Na ação especial de tutela de personalidade intentada por um dos irmãos do cantor contra Teresa Couto Pinto e a Oficina do Livro referia-se precisamente que não tinha sido dada qualquer autorização para o uso das imagens e que a publicação destas chocou e revoltou os herdeiros de António Variações. "Os requeridos [fotógrafa e editora] agiram por meros interesses económicos e financeiros, para obterem lucros e proveitos à custa da imagem de António Variações", sustentava a família.
Na contestação, Teresa Couto Pinto defendeu o livro era uma "homenagem ao artista, que marcou a música e a cultura dos anos 80, em Portugal". "Trata-se de um artista que entendia o corpo como parte da arte, sem pudor, uma verdadeira extensão da música que afrontava a mentalidade da época", argumentou.
Teresa Couto Pinto afirmou, ainda, que as fotografias agora publicadas são da sua autoria, foram tiradas no âmbito de um "projeto estético-visual" autorizado por António Variações e que integravam "um grande espólio que foi guardado mais de 40 anos".

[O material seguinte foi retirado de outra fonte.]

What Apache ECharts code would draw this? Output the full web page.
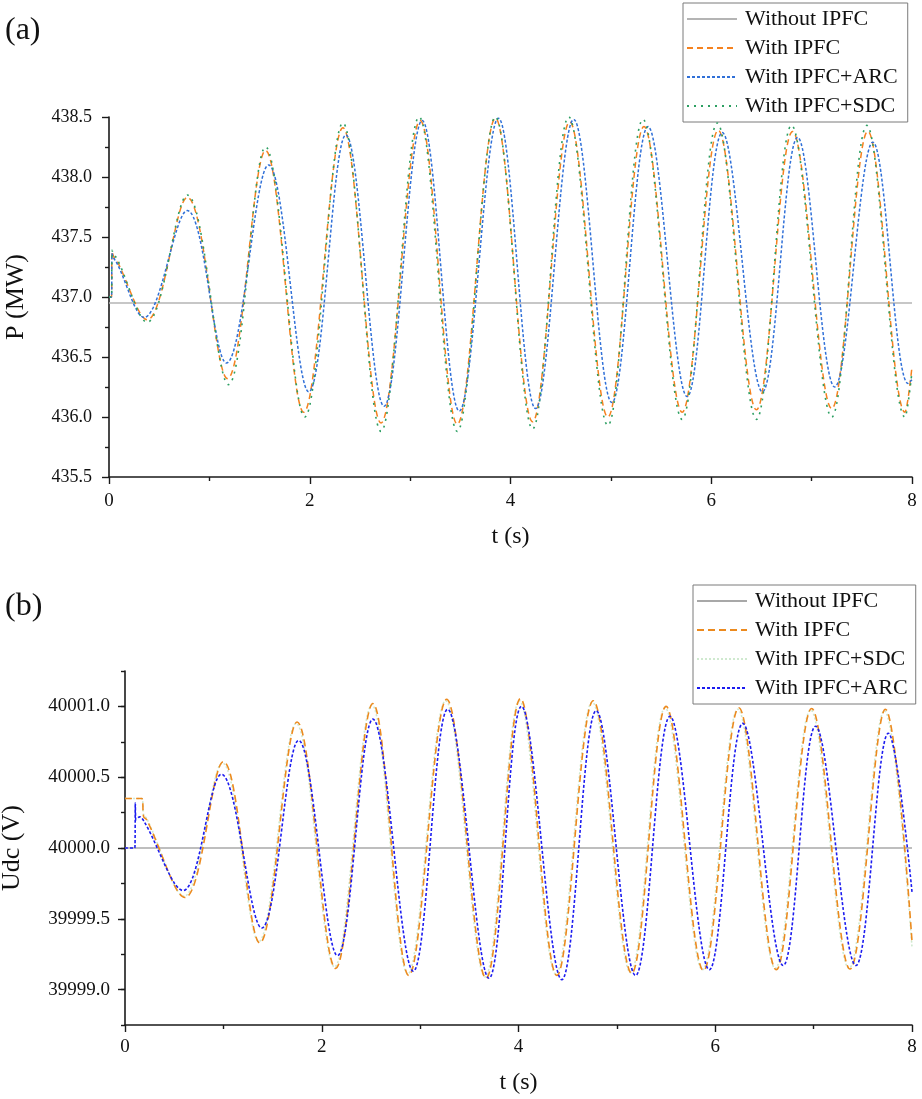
<!DOCTYPE html>
<html><head><meta charset="utf-8">
<script src="https://cdn.jsdelivr.net/npm/echarts@6/dist/echarts.min.js"></script>
<style>html,body{margin:0;padding:0;background:#fff}#c{width:922px;height:1099px}</style>
</head><body><div id="c"></div>
<script>
// ---------- Panel (a): P (MW) ----------
const a_noIPFC_t = [0, 8];
const a_noIPFC_v = [436.95, 436.95];

const a_ipfc_t = [0, 0.025, 0.03, 0.05, 0.08, 0.38, 0.78, 1.18, 1.56, 1.94, 2.33, 2.71, 3.10, 3.47, 3.85, 4.22, 4.59, 4.97, 5.33, 5.71, 6.07, 6.45, 6.81, 7.20, 7.56, 7.93, 8.0];
const a_ipfc_v = [437.0, 437.0, 437.38, 437.33, 437.30, 436.81, 437.83, 436.32, 438.22, 436.04, 438.41, 435.95, 438.47, 435.94, 438.49, 435.96, 438.46, 436.0, 438.42, 436.04, 438.39, 436.06, 438.38, 436.07, 438.38, 436.04, 436.42];

const a_arc_t = [0, 0.025, 0.03, 0.05, 0.08, 0.35, 0.78, 1.17, 1.59, 1.99, 2.36, 2.74, 3.12, 3.49, 3.88, 4.25, 4.63, 5.01, 5.37, 5.76, 6.11, 6.51, 6.86, 7.23, 7.61, 7.96, 8.0];
const a_arc_v = [437.0, 437.0, 437.36, 437.32, 437.28, 436.83, 437.72, 436.45, 438.10, 436.21, 438.35, 436.09, 438.47, 436.05, 438.49, 436.07, 438.48, 436.12, 438.42, 436.17, 438.37, 436.21, 438.33, 436.25, 438.29, 436.28, 436.31];

const a_sdc_t = [0, 0.025, 0.03, 0.05, 0.08, 0.38, 0.78, 1.19, 1.56, 1.95, 2.33, 2.71, 3.09, 3.47, 3.85, 4.22, 4.58, 4.97, 5.32, 5.71, 6.06, 6.45, 6.80, 7.20, 7.55, 7.93, 8.0];
const a_sdc_v = [437.0, 437.0, 437.39, 437.35, 437.32, 436.79, 437.85, 436.27, 438.25, 436.0, 438.45, 435.88, 438.5, 435.88, 438.5, 435.9, 438.5, 435.93, 438.48, 435.98, 438.45, 435.98, 438.43, 436.0, 438.43, 436.0, 436.38];

// ---------- Panel (b): Udc (V) ----------
const b_noIPFC_t = [0, 8];
const b_noIPFC_v = [40000.0, 40000.0];

const b_ipfc_t = [0, 0.17, 0.19, 0.22, 0.61, 1.0, 1.37, 1.75, 2.14, 2.52, 2.885, 3.27, 3.67, 4.02, 4.39, 4.76, 5.15, 5.50, 5.88, 6.24, 6.62, 6.98, 7.37, 7.73, 8.0];
const b_ipfc_v = [40000.35, 40000.35, 40000.22, 40000.2, 39999.65, 40000.61, 39999.33, 40000.89, 39999.15, 40001.02, 39999.10, 40001.05, 39999.08, 40001.055, 39999.10, 40001.04, 39999.115, 40001.0, 39999.135, 40000.99, 39999.14, 40000.985, 39999.145, 40000.98, 39999.34];

const b_sdc_t = [0, 0.17, 0.19, 0.22, 0.60, 0.99, 1.36, 1.74, 2.13, 2.51, 2.875, 3.26, 3.66, 4.01, 4.38, 4.75, 5.14, 5.49, 5.87, 6.23, 6.61, 6.97, 7.36, 7.72, 8.0];
const b_sdc_v = [40000.35, 40000.35, 40000.23, 40000.21, 39999.66, 40000.60, 39999.34, 40000.88, 39999.16, 40001.01, 39999.11, 40001.04, 39999.09, 40001.04, 39999.11, 40001.03, 39999.12, 40000.99, 39999.14, 40000.98, 39999.15, 40000.975, 39999.15, 40000.97, 39999.30];

const b_arc_t = [0, 0.1, 0.105, 0.11, 0.15, 0.2, 0.59, 0.98, 1.39, 1.765, 2.16, 2.52, 2.93, 3.28, 3.70, 4.03, 4.44, 4.79, 5.19, 5.54, 5.94, 6.28, 6.69, 7.02, 7.43, 7.76, 8.0];
const b_arc_v = [40000.0, 40000.0, 40000.32, 40000.2, 40000.22, 40000.18, 39999.70, 40000.52, 39999.435, 40000.76, 39999.24, 40000.91, 39999.13, 40000.98, 39999.08, 40001.0, 39999.07, 40000.97, 39999.10, 40000.93, 39999.14, 40000.88, 39999.17, 40000.86, 39999.17, 40000.81, 39999.69];

// tick values
const xTicks = [0, 2, 4, 6, 8];
const aYMin = 435.5, aYMax = 438.5;
const bYMin = 39998.75, bYMax = 40001.25;
const bYMajor = [39999.0, 39999.5, 40000.0, 40000.5, 40001.0];

const zip = (t, v) => t.map((x, i) => [x, v[i]]);
const FONT = '"Liberation Serif", "DejaVu Serif", serif';
const AX = '#1a1a1a';

function xAxisCfg(grid, nameGap, labelMargin) {
  return {
    type: 'value', gridIndex: grid, min: 0, max: 8, interval: 2,
    name: 't (s)', nameLocation: 'middle', nameGap: nameGap,
    nameTextStyle: { fontFamily: FONT, fontSize: 24, color: '#111' },
    axisLine: { show: true, onZero: false, lineStyle: { color: AX, width: 1.6 } },
    axisTick: { show: true, length: 7, lineStyle: { color: AX, width: 1.4 } },
    minorTick: { show: true, splitNumber: 2, length: 4, lineStyle: { color: AX, width: 1.4 } },
    axisLabel: { fontFamily: FONT, fontSize: 19, color: '#111', margin: labelMargin },
    splitLine: { show: false }
  };
}

const chart = echarts.init(document.getElementById('c'), null, { renderer: 'canvas' });

function line(name, data, xi, yi, color, type, width, z) {
  return {
    name, type: 'line', xAxisIndex: xi, yAxisIndex: yi, data,
    symbol: 'none', showSymbol: false, smooth: 0.36, animation: false,
    lineStyle: { color, type, width }, itemStyle: { color }, z
  };
}
function flat(name, data, xi, yi, color, width, z) {
  const s = line(name, data, xi, yi, color, 'solid', width, z);
  s.smooth = false;
  return s;
}

const legendBase = {
  orient: 'vertical', itemWidth: 50, itemHeight: 12, itemGap: 3,
  borderColor: '#7a7a7a', borderWidth: 1, selectedMode: false,
  itemStyle: { opacity: 0 },
  textStyle: { fontFamily: FONT, fontSize: 22, color: '#111', lineHeight: 26, padding: [0, 0, 0, 3] },
  formatter: n => n.replace(/^b:/, '')
};

chart.setOption({
  animation: false,
  backgroundColor: '#fff',
  title: [
    { text: '(a)', left: 0, top: 10, textStyle: { fontFamily: FONT, fontSize: 32, fontWeight: 'normal', color: '#111' } },
    { text: '(b)', left: 0, top: 586, textStyle: { fontFamily: FONT, fontSize: 32, fontWeight: 'normal', color: '#111' } }
  ],
  legend: [
    Object.assign({}, legendBase, {
      left: 683, top: 3, padding: [3, 10, 3, 3],
      data: ['Without IPFC', 'With IPFC', 'With IPFC+ARC', 'With IPFC+SDC']
    }),
    Object.assign({}, legendBase, {
      left: 693, top: 585, padding: [3, 8, 3, 3],
      data: ['b:Without IPFC', 'b:With IPFC', 'b:With IPFC+SDC', 'b:With IPFC+ARC']
    })
  ],
  grid: [
    { left: 109, top: 117, width: 803, height: 360, containLabel: false, outerBoundsMode: 'none' },
    { left: 125, top: 671, width: 787, height: 354, containLabel: false, outerBoundsMode: 'none' }
  ],
  xAxis: [xAxisCfg(0, 48, 15), xAxisCfg(1, 46, 13)],
  yAxis: [
    {
      type: 'value', gridIndex: 0, min: aYMin, max: aYMax, interval: 0.5,
      name: 'P (MW)', nameLocation: 'middle', nameGap: 80,
      nameTextStyle: { fontFamily: FONT, fontSize: 26, color: '#111' },
      axisLine: { show: true, onZero: false, lineStyle: { color: AX, width: 1.6 } },
      axisTick: { show: true, length: 7, lineStyle: { color: AX, width: 1.4 } },
      minorTick: { show: true, splitNumber: 2, length: 4, lineStyle: { color: AX, width: 1.4 } },
      axisLabel: { fontFamily: FONT, fontSize: 18, color: '#111', margin: 17, formatter: v => v.toFixed(1) },
      splitLine: { show: false }
    },
    {
      type: 'value', gridIndex: 1, position: 'left', min: bYMin, max: bYMax, interval: 0.25,
      name: 'Udc (V)', nameLocation: 'middle', nameGap: 100,
      nameTextStyle: { fontFamily: FONT, fontSize: 26, color: '#111' },
      axisLine: { show: true, onZero: false, lineStyle: { color: AX, width: 1.6 } },
      axisTick: { show: true, length: 4, lineStyle: { color: AX, width: 1.4 } },
      axisLabel: {
        fontFamily: FONT, fontSize: 19, color: '#111', margin: 15,
        formatter: v => (bYMajor.some(m => Math.abs(m - v) < 1e-6) ? v.toFixed(1) : '')
      },
      splitLine: { show: false }
    },
    {
      type: 'value', gridIndex: 1, position: 'left', min: bYMin, max: bYMax, interval: 0.25,
      axisLine: { show: false },
      axisTick: { show: true, length: 7, customValues: bYMajor, lineStyle: { color: AX, width: 1.4 } },
      axisLabel: { show: false },
      splitLine: { show: false }
    }
  ],
  series: [
    flat('Without IPFC', zip(a_noIPFC_t, a_noIPFC_v), 0, 0, '#b4b4b4', 1.4, 1),
    line('With IPFC', zip(a_ipfc_t, a_ipfc_v), 0, 0, '#f5821f', [6, 4], 1.5, 2),
    line('With IPFC+ARC', zip(a_arc_t, a_arc_v), 0, 0, '#3070d8', [3, 2], 1.5, 3),
    line('With IPFC+SDC', zip(a_sdc_t, a_sdc_v), 0, 0, '#2c9f62', [2, 5], 1.6, 4),

    flat('b:Without IPFC', zip(b_noIPFC_t, b_noIPFC_v), 1, 1, '#a8a8a8', 1.4, 1),
    line('b:With IPFC+SDC', zip(b_sdc_t, b_sdc_v), 1, 1, '#cfe9cf', [2, 2], 1.6, 2),
    line('b:With IPFC', zip(b_ipfc_t, b_ipfc_v), 1, 1, '#ec8a1e', [7, 4], 1.6, 3),
    line('b:With IPFC+ARC', zip(b_arc_t, b_arc_v), 1, 1, '#1c1cf0', [3, 2], 1.6, 4)
  ]
});
</script></body></html>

Capítulo com 29 fotografias do corpo
O livro "António Variações" foi lançado em março de 2020 e está à venda nas livrarias por 35 euros. Com 119 páginas, a obra divide-se em capítulos. O mais contestado pelo irmão de Variações chama-se "O Corpo". Neste, diz o tribunal, "constam 29 fotografias, nas quais António Variações posa para a máquina fotográfica, além do mais, de tronco, parcial ou totalmente, descoberto, e/ou anca, nádega ou coxa descobertas, e/ou com peças de roupa justas que mostram os contornos do corpo, incluindo o sexo, sem, contudo, o mostrar". Para o irmão do cantor que propôs a ação judicial, "tais imagens ofendem gravemente a memória, a honra e a dignidade" de António Variações. Teresa Couto Pinto garante, contudo, que o livro não foi surpresa para os familiares do amigo, até porque, diz, pagou 1230 euros para utilizar as letras das músicas de Variações.